• [SHORT TASK]: Beginning with the opening line of the entries, return every line through the one containing "from matplotlib.patches import Rectangle", both included, and nothing else. Omit pictures.

Figure scripts
::::::::::
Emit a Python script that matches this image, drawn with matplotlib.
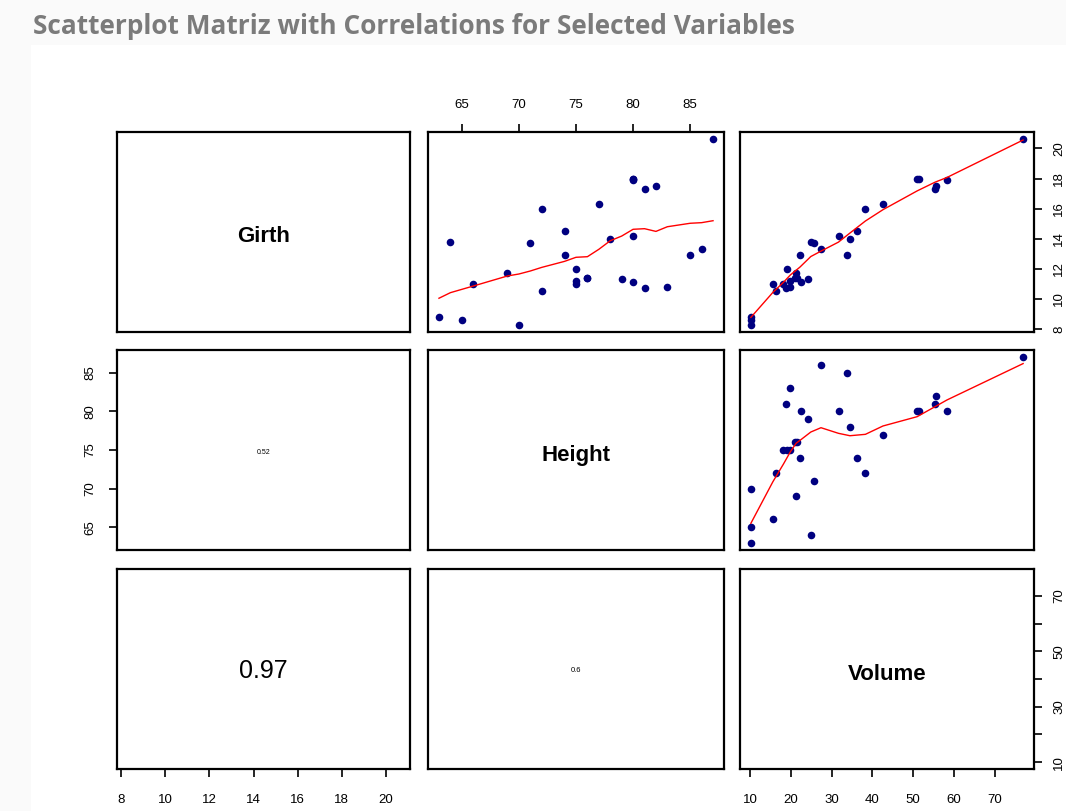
import matplotlib
matplotlib.use("Agg")
import matplotlib.pyplot as plt
from matplotlib.patches import Rectangle

# trees data (Girth, Height, Volume)
girth = [8.3, 8.6, 8.8, 10.5, 10.7, 10.8, 11.0, 11.0, 11.1, 11.2, 11.3, 11.4, 11.4, 11.7, 12.0, 12.9,
         12.9, 13.3, 13.7, 13.8, 14.0, 14.2, 14.5, 16.0, 16.3, 17.3, 17.5, 17.9, 18.0, 18.0, 20.6]
height = [70, 65, 63, 72, 81, 83, 66, 75, 80, 75, 79, 76, 76, 69, 75, 74,
          85, 86, 71, 64, 78, 80, 74, 72, 77, 81, 82, 80, 80, 80, 87]
volume = [10.3, 10.3, 10.2, 16.4, 18.8, 19.7, 15.6, 18.2, 22.6, 19.9, 24.2, 21.0, 21.4, 21.3, 19.1, 22.2,
          33.8, 27.4, 25.7, 24.9, 34.5, 31.7, 36.3, 38.3, 42.6, 55.4, 55.7, 58.3, 51.5, 51.0, 77.0]

# smoother lines
smooth_gh_x = [63, 64, 65, 66, 69, 70, 71, 72, 74, 75, 76, 77, 78, 79, 80, 81, 82, 83, 85, 86, 87]
smooth_gh_y = [10.05, 10.42, 10.64, 10.86, 11.53, 11.66, 11.86, 12.10, 12.50, 12.77, 12.81, 13.30,
               13.87, 14.18, 14.63, 14.67, 14.49, 14.80, 15.03, 15.07, 15.20]
smooth_gv_x = [10.2, 15.6, 18.2, 19.9, 22.2, 24.9, 27.4, 31.7, 34.5, 38.3, 42.6, 51.0, 55.4, 58.3, 77.0]
smooth_gv_y = [8.78, 10.44, 11.11, 11.6, 12.11, 12.82, 13.18, 13.78, 14.38, 15.18, 15.93, 17.18,
               17.76, 18.07, 20.56]
smooth_hv_x = [10.2, 15.6, 18.2, 19.9, 21.3, 22.6, 24.9, 27.4, 31.7, 34.5, 38.3, 42.6, 51.0, 55.4, 58.3, 77.0]
smooth_hv_y = [65.5, 70.89, 73.19, 74.78, 75.87, 76.39, 77.33, 77.89, 77.16, 76.85, 77.03, 78.11,
               79.32, 80.62, 81.48, 86.2]

names = ["Girth", "Height", "Volume"]
corr_labels = {(1, 0): "0.52", (2, 0): "0.97", (2, 1): "0.6"}
corr_sizes = {(1, 0): 5, (2, 0): 18, (2, 1): 5.5}

girth_ticks = [8, 10, 12, 14, 16, 18, 20]
height_ticks = [65, 70, 75, 80, 85]
volume_ticks = [10, 20, 30, 40, 50, 60, 70]
volume_ticklabels = ["10", "", "30", "", "50", "", "70"]

data = [girth, height, volume]


def rlim(v):
    lo, hi = min(v), max(v)
    d = (hi - lo) * 0.04
    return lo - d, hi + d


lims = [rlim(v) for v in data]

W, H = 1066, 811
fig = plt.figure(figsize=(W / 100, H / 100), dpi=100, facecolor="#fafafa")
fig.patches.append(Rectangle((31 / W, 0), 1, 1 - 45 / H, transform=fig.transFigure,
                             facecolor="white", edgecolor="none", zorder=-10))
fig.text(33 / W, 1 - 27 / H, "Scatterplot Matriz with Correlations for Selected Variables",
         fontsize=18.9, fontweight="bold", color="#7b7b7b", family="Open Sans", va="center")

xs = [117, 428, 740]
ws = [293, 296, 294]
ys = [132, 350, 569]
hs = [200, 200, 200]

plt.rcParams["font.family"] = ["Liberation Sans", "DejaVu Sans"]
tick_kw = dict(length=6, width=1.2, labelsize=9.5)

smooth = {(0, 1): (smooth_gh_x, smooth_gh_y),
          (0, 2): (smooth_gv_x, smooth_gv_y),
          (1, 2): (smooth_hv_x, smooth_hv_y)}

for i in range(3):
    for j in range(3):
        ax = fig.add_axes([xs[j] / W, 1 - (ys[i] + hs[i]) / H, ws[j] / W, hs[i] / H])
        ax.set_xlim(lims[j])
        ax.set_ylim(lims[i])
        for s in ax.spines.values():
            s.set_linewidth(1.6)
        ax.set_xticks([])
        ax.set_yticks([])
        if i == j:
            ax.text(0.5, 0.475, names[i], transform=ax.transAxes, ha="center", va="center",
                    fontsize=16, fontweight="bold")
        elif i < j:
            ax.scatter(data[j], data[i], s=30, color="#000080", zorder=3, linewidths=0)
            sx, sy = smooth[(i, j)]
            ax.plot(sx, sy, color="red", lw=1.0, zorder=4)
        else:
            ax.text(0.5, 0.49, corr_labels[(i, j)], transform=ax.transAxes, ha="center",
                    va="center", fontsize=corr_sizes[(i, j)])

        # R-style outer axes
        if i == 2 and j == 0:
            ax.set_xticks(girth_ticks)
            ax.tick_params(axis="x", bottom=True, labelbottom=True, pad=12, **tick_kw)
        if i == 2 and j == 2:
            ax.set_xticks(volume_ticks)
            ax.tick_params(axis="x", bottom=True, labelbottom=True, pad=12, **tick_kw)
            ax.set_yticks(volume_ticks)
            ax.set_yticklabels(volume_ticklabels, rotation=90, va="center")
            ax.tick_params(axis="y", left=False, labelleft=False, right=True, labelright=True,
                           pad=8, **tick_kw)
        if i == 0 and j == 1:
            ax.set_xticks(height_ticks)
            ax.tick_params(axis="x", bottom=False, labelbottom=False, top=True, labeltop=True,
                           pad=9, **tick_kw)
        if i == 0 and j == 2:
            ax.set_yticks(girth_ticks)
            ax.set_yticklabels([str(t) for t in girth_ticks], rotation=90, va="center")
            ax.tick_params(axis="y", left=False, labelleft=False, right=True, labelright=True,
                           pad=8, **tick_kw)
        if i == 1 and j == 0:
            ax.set_yticks(height_ticks)
            ax.set_yticklabels([str(t) for t in height_ticks], rotation=90, va="center")
            ax.tick_params(axis="y", left=True, labelleft=True, pad=9, **tick_kw)

fig.savefig("out.png", dpi=100, facecolor=fig.get_facecolor())
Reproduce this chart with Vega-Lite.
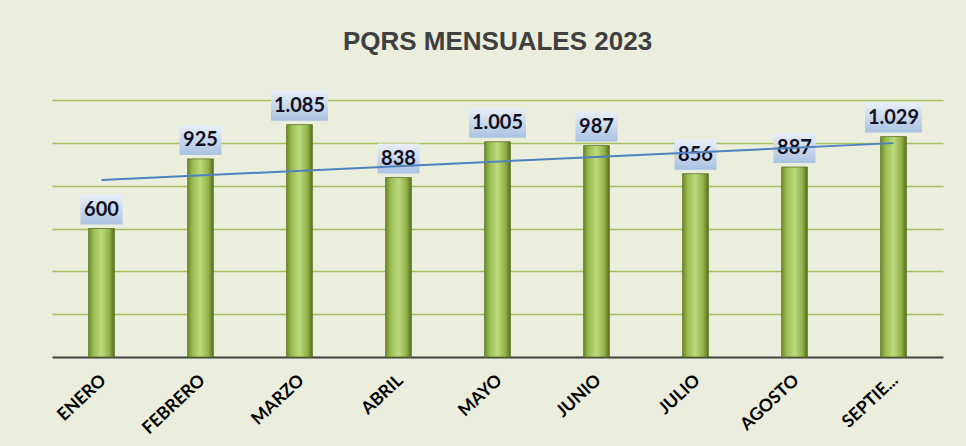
{
  "$schema": "https://vega.github.io/schema/vega-lite/v6.json",
  "autosize": {"type": "none"},
  "width": 891,
  "height": 257,
  "padding": {"left": 52, "top": 100, "right": 23, "bottom": 89},
  "background": "#ebeedd",
  "title": {
    "text": "PQRS MENSUALES 2023",
    "anchor": "middle",
    "offset": 36,
    "font": "Liberation Sans",
    "fontSize": 26,
    "fontWeight": "bold",
    "color": "#404040"
  },
  "config": {
    "view": {"stroke": null},
    "locale": {"number": {"decimal": ",", "thousands": ".", "grouping": [3], "currency": ["$", ""]}}
  },
  "data": {
    "values": [
      {"n": 1, "mes": "ENERO", "valor": 600},
      {"n": 2, "mes": "FEBRERO", "valor": 925},
      {"n": 3, "mes": "MARZO", "valor": 1085},
      {"n": 4, "mes": "ABRIL", "valor": 838},
      {"n": 5, "mes": "MAYO", "valor": 1005},
      {"n": 6, "mes": "JUNIO", "valor": 987},
      {"n": 7, "mes": "JULIO", "valor": 856},
      {"n": 8, "mes": "AGOSTO", "valor": 887},
      {"n": 9, "mes": "SEPTIEMBRE", "valor": 1029}
    ]
  },
  "resolve": {"scale": {"x": "independent"}},
  "layer": [
    {
      "encoding": {
        "x": {
          "field": "mes", "type": "nominal", "sort": null,
          "scale": {"paddingInner": 0.74},
          "axis": {
            "title": null, "labelAngle": -43, "ticks": false, "grid": false,
            "domainColor": "#404040", "domainWidth": 2,
            "labelFont": "Lato", "labelFontWeight": "bold", "labelFontSize": 17.5,
            "labelColor": "#000000", "labelPadding": 14, "labelOffset": -4,
            "labelExpr": "datum.label == 'SEPTIEMBRE' ? 'SEPTIE...' : datum.label"
          }
        },
        "y": {
          "field": "valor", "type": "quantitative",
          "scale": {"domain": [0, 1200], "nice": false},
          "axis": {
            "title": null, "labels": false, "ticks": false, "domain": false,
            "values": [200, 400, 600, 800, 1000, 1200],
            "gridColor": "#a5c05e", "gridWidth": 1.5
          }
        }
      },
      "layer": [
        {
          "mark": {
            "type": "bar",
            "stroke": "#5a7320", "strokeWidth": 0.8,
            "color": {
              "gradient": "linear", "x1": 0, "x2": 1, "y1": 0, "y2": 0,
              "stops": [
                {"offset": 0, "color": "#6d8c26"},
                {"offset": 0.2, "color": "#9cbd55"},
                {"offset": 0.5, "color": "#bcd97c"},
                {"offset": 0.8, "color": "#93b34c"},
                {"offset": 1, "color": "#56701c"}
              ]
            }
          }
        },
        {
          "mark": {
            "type": "point", "filled": true, "yOffset": -19, "opacity": 1,
            "size": 900,
            "fill": {
              "gradient": "linear", "x1": 0, "x2": 0, "y1": 0, "y2": 1,
              "stops": [
                {"offset": 0, "color": "#e9eff8"},
                {"offset": 1, "color": "#a9c2e2"}
              ]
            }
          },
          "encoding": {
            "shape": {
              "condition": {"test": "datum.valor >= 1000", "value": "M-1.9,-1 L1.9,-1 L1.9,1 L-1.9,1 Z"},
              "value": "M-1.4,-1 L1.4,-1 L1.4,1 L-1.4,1 Z"
            }
          }
        },
        {
          "mark": {
            "type": "text", "yOffset": -19, "baseline": "middle",
            "font": "Lato", "fontWeight": "bold", "fontSize": 20, "color": "#111122"
          },
          "encoding": {
            "text": {"field": "valor", "type": "quantitative", "format": ",d"}
          }
        }
      ]
    },
    {
      "transform": [{"regression": "valor", "on": "n", "extent": [1, 9]}],
      "mark": {"type": "line", "color": "#4f81bd", "strokeWidth": 2},
      "encoding": {
        "x": {"field": "n", "type": "quantitative", "scale": {"domain": [0.5, 9.5], "nice": false, "zero": false}, "axis": null},
        "y": {"field": "valor", "type": "quantitative"}
      }
    }
  ]
}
::::::::::
• [SOLUTION TO THE PROBLEM]:
Emit a Python script that matches this image, drawn with matplotlib.
import matplotlib
matplotlib.use("Agg")
import matplotlib.pyplot as plt
from matplotlib.patches import Rectangle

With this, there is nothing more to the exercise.